BACKGROUND AND OBJECTIVE: Metabolic bone disease is frequent in chronic intestinal failure. Because fluoride has a major effect on bones, the status of both fluoride and bone was studied in long-term home parenteral nutrition (HPN) patients. DESIGN: We studied 31 adults aged (x +/- SD) 56.3 +/- 15.1 y, mainly patients with short-bowel syndrome, who had been receiving HPN for >1 y. Bone mineral density (BMD) was measured by absorptiometry, and serum fluoride was measured by using a fluoride-sensitive electrode. All patients ate and drank ad libitum. HPN (3.4 +/- 1.2 times/wk) complemented oral nutrition. Potential explicative factors were estimated by using a linear regression model (mixed-effects model).
RESULTS: Of 120 fluoride dosages (2-6/patient), 102 were above the upper normal limit (1.58 micromol/L) at the laboratory. Mean (+/- SD) daily fluoride supply was 8.03 +/- 7.71 mg (US adequate intake: 3.1 mg/d for women and 3.8 for men; tolerable upper normal limit: 10 mg/d); intravenous fluoride varied from 0.06 to 1.45 mg, and oral fluoride varied from 0.09 to 27.8 mg. Serum fluoride concentrations were correlated with creatinine clearance and fluoride supply. BMD was significantly lower in the femoral neck than in the spinal area. After adjustment for sex and the duration of HPN, only the effect of serum fluoride on spinal BMD was significant. Two patients had symptoms of fluorosis, eg, calcaneum fissures, interosseous calcifications, or femoral neck osteoporosis.
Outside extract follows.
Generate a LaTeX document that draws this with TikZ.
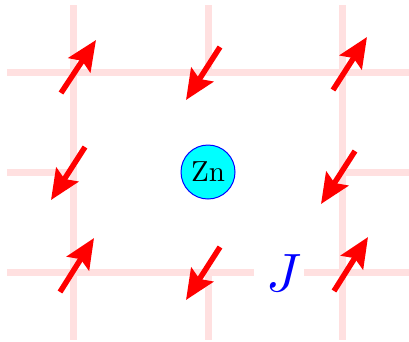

CONCLUSIONS: In chronic intestinal failure, high intakes of fluoride are frequent because of the beverages ingested to compensate for stool losses. Hyperfluoremia has an effect on bone metabolism and may increase skeletal fragility. The consumption of fluoride-rich beverages for extended periods is therefore not advisable.